**Task requirements**
Set down the material exactly as given, please, from its first line through the line that includes "['#FF4F00', '#00B400', '#7F2BB6', '#00B6FF', '#A2EA00'];".

-- BEGIN Supplied data --

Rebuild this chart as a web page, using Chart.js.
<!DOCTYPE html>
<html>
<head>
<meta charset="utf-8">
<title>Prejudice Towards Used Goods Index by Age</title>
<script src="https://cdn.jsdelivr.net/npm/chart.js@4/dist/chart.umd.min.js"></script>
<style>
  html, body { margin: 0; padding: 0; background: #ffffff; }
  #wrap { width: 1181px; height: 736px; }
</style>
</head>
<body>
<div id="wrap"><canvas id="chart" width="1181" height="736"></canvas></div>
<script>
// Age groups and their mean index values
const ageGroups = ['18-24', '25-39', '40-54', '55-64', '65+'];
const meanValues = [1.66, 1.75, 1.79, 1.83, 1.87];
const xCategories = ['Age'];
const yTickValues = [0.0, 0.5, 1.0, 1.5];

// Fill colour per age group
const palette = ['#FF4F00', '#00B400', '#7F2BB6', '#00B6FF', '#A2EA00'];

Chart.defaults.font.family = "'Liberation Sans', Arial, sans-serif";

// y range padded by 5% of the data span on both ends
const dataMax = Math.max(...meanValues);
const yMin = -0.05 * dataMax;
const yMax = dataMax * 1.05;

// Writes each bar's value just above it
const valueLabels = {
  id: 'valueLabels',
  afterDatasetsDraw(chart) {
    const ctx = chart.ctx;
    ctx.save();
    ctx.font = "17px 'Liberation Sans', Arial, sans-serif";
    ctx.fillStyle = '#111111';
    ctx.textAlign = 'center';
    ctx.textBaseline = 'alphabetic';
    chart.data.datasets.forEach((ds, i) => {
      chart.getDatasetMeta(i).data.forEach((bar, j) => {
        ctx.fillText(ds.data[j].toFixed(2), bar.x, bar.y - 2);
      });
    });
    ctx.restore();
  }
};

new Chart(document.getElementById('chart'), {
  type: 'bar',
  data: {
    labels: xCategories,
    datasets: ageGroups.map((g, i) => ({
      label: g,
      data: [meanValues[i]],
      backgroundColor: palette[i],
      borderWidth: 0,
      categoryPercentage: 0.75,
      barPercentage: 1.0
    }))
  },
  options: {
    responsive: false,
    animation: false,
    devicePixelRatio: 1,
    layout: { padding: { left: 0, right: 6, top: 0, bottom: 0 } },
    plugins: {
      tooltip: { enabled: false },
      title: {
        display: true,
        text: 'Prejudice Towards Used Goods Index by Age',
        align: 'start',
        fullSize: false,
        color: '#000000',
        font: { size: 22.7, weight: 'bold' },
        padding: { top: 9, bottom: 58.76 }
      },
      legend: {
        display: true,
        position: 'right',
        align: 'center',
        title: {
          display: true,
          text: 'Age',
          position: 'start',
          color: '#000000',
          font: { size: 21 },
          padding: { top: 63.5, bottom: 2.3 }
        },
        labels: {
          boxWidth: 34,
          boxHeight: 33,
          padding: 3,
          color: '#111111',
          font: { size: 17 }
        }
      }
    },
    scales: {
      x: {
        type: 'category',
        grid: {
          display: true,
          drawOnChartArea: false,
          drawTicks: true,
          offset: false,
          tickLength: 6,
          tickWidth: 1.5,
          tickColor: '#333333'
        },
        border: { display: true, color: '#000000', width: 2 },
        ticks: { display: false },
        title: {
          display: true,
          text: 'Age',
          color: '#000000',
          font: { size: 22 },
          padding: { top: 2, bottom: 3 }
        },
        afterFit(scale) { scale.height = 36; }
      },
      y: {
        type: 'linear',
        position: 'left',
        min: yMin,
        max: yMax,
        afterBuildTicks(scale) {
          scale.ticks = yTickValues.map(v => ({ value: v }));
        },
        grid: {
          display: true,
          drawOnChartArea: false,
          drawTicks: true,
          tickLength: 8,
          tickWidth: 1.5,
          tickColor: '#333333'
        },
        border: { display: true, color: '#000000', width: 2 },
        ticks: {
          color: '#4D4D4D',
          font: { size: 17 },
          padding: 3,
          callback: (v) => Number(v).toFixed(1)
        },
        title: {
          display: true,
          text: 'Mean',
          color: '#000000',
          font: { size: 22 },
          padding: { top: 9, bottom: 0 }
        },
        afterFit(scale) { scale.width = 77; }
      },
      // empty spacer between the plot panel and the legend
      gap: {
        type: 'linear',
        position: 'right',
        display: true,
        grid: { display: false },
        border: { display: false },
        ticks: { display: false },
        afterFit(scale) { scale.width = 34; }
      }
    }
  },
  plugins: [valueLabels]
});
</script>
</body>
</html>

-- END Supplied data --

**Full answer**
Rebuild this chart as a web page, using Chart.js.
<!DOCTYPE html>
<html>
<head>
<meta charset="utf-8">
<title>Prejudice Towards Used Goods Index by Age</title>
<script src="https://cdn.jsdelivr.net/npm/chart.js@4/dist/chart.umd.min.js"></script>
<style>
  html, body { margin: 0; padding: 0; background: #ffffff; }
  #wrap { width: 1181px; height: 736px; }
</style>
</head>
<body>
<div id="wrap"><canvas id="chart" width="1181" height="736"></canvas></div>
<script>
// Age groups and their mean index values
const ageGroups = ['18-24', '25-39', '40-54', '55-64', '65+'];
const meanValues = [1.66, 1.75, 1.79, 1.83, 1.87];
const xCategories = ['Age'];
const yTickValues = [0.0, 0.5, 1.0, 1.5];

// Fill colour per age group
const palette = ['#FF4F00', '#00B400', '#7F2BB6', '#00B6FF', '#A2EA00'];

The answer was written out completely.